-- Work to be completed --
For this exercise, repeat all of the material verbatim apart from its images.

-- Data block --
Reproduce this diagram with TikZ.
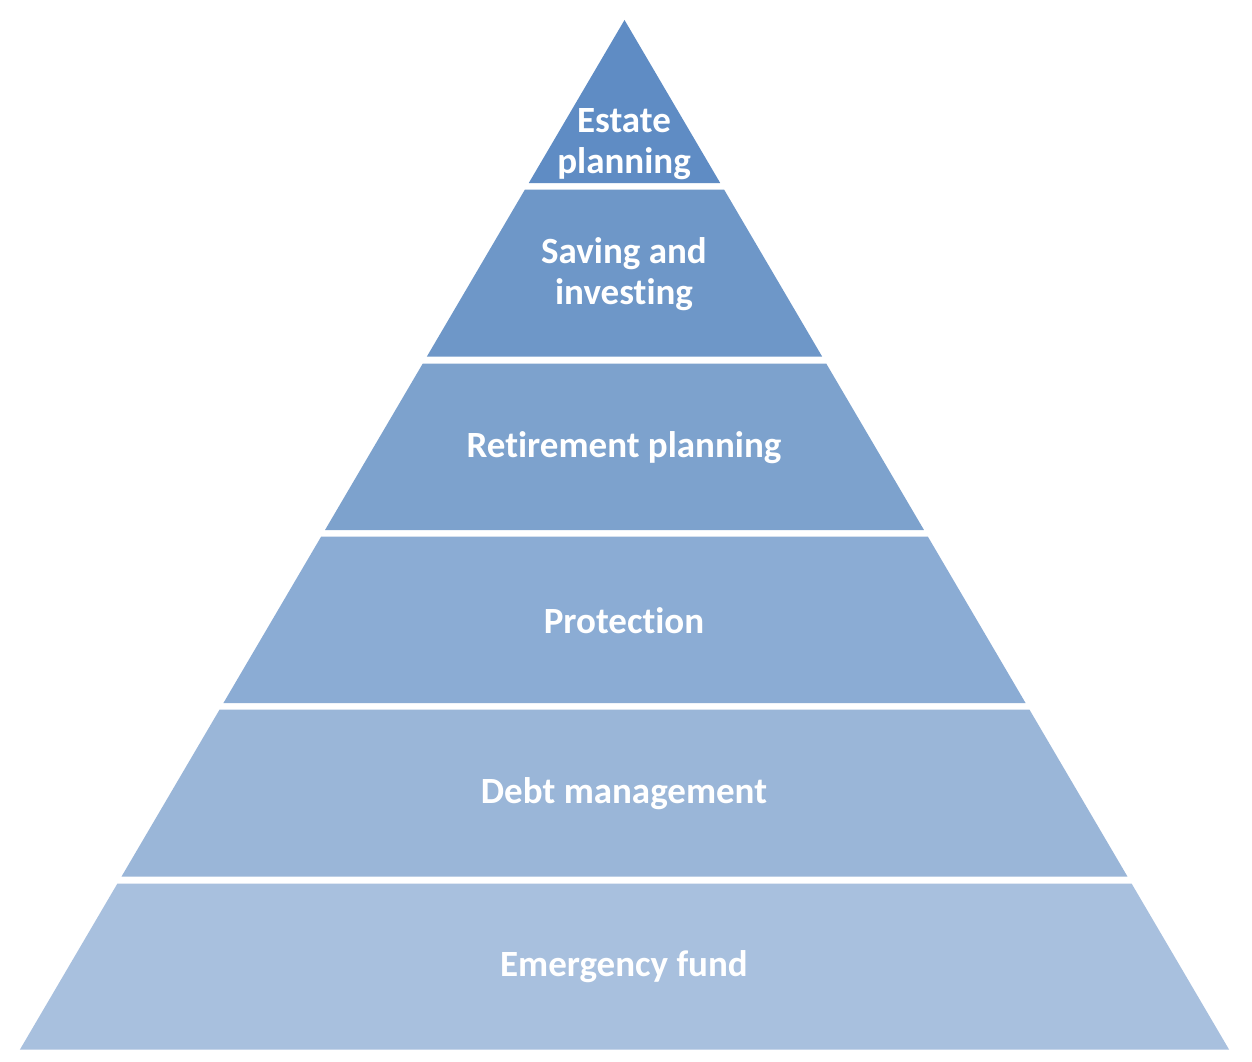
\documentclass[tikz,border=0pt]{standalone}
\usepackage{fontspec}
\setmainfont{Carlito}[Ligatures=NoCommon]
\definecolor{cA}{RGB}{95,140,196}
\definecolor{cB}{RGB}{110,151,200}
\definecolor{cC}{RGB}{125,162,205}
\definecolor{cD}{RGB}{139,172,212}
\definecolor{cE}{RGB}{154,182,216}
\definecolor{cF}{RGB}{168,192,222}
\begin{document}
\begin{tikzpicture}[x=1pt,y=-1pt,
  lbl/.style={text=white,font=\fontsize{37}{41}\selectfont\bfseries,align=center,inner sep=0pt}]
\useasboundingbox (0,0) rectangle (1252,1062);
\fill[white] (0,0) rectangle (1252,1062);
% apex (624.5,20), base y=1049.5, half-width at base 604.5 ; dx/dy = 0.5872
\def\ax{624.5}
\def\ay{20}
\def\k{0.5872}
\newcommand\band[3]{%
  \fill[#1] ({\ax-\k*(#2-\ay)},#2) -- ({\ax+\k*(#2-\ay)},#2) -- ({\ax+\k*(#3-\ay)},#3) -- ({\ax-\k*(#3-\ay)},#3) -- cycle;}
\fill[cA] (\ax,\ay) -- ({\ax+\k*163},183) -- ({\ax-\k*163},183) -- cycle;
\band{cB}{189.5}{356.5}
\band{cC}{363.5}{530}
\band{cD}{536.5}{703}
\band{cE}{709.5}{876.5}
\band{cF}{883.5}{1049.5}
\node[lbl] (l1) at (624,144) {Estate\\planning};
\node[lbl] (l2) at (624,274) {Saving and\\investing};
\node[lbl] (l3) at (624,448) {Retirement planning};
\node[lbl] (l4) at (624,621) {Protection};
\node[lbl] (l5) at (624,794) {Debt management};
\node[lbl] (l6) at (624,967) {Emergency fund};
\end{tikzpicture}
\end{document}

-- Answer to the problem --
Reproduce this diagram with TikZ.
\documentclass[tikz,border=0pt]{standalone}
\usepackage{fontspec}
\setmainfont{Carlito}[Ligatures=NoCommon]
\definecolor{cA}{RGB}{95,140,196}
\definecolor{cB}{RGB}{110,151,200}
\definecolor{cC}{RGB}{125,162,205}
\definecolor{cD}{RGB}{139,172,212}
\definecolor{cE}{RGB}{154,182,216}
\definecolor{cF}{RGB}{168,192,222}
\begin{document}
\begin{tikzpicture}[x=1pt,y=-1pt,
  lbl/.style={text=white,font=\fontsize{37}{41}\selectfont\bfseries,align=center,inner sep=0pt}]
\useasboundingbox (0,0) rectangle (1252,1062);
\fill[white] (0,0) rectangle (1252,1062);
% apex (624.5,20), base y=1049.5, half-width at base 604.5 ; dx/dy = 0.5872
\def\ax{624.5}
\def\ay{20}
\def\k{0.5872}
\newcommand\band[3]{%
  \fill[#1] ({\ax-\k*(#2-\ay)},#2) -- ({\ax+\k*(#2-\ay)},#2) -- ({\ax+\k*(#3-\ay)},#3) -- ({\ax-\k*(#3-\ay)},#3) -- cycle;}
\fill[cA] (\ax,\ay) -- ({\ax+\k*163},183) -- ({\ax-\k*163},183) -- cycle;
\band{cB}{189.5}{356.5}
\band{cC}{363.5}{530}
\band{cD}{536.5}{703}
\band{cE}{709.5}{876.5}
\band{cF}{883.5}{1049.5}
\node[lbl] (l1) at (624,144) {Estate\\planning};
\node[lbl] (l2) at (624,274) {Saving and\\investing};
\node[lbl] (l3) at (624,448) {Retirement planning};
\node[lbl] (l4) at (624,621) {Protection};
\node[lbl] (l5) at (624,794) {Debt management};
\node[lbl] (l6) at (624,967) {Emergency fund};
\end{tikzpicture}
\end{document}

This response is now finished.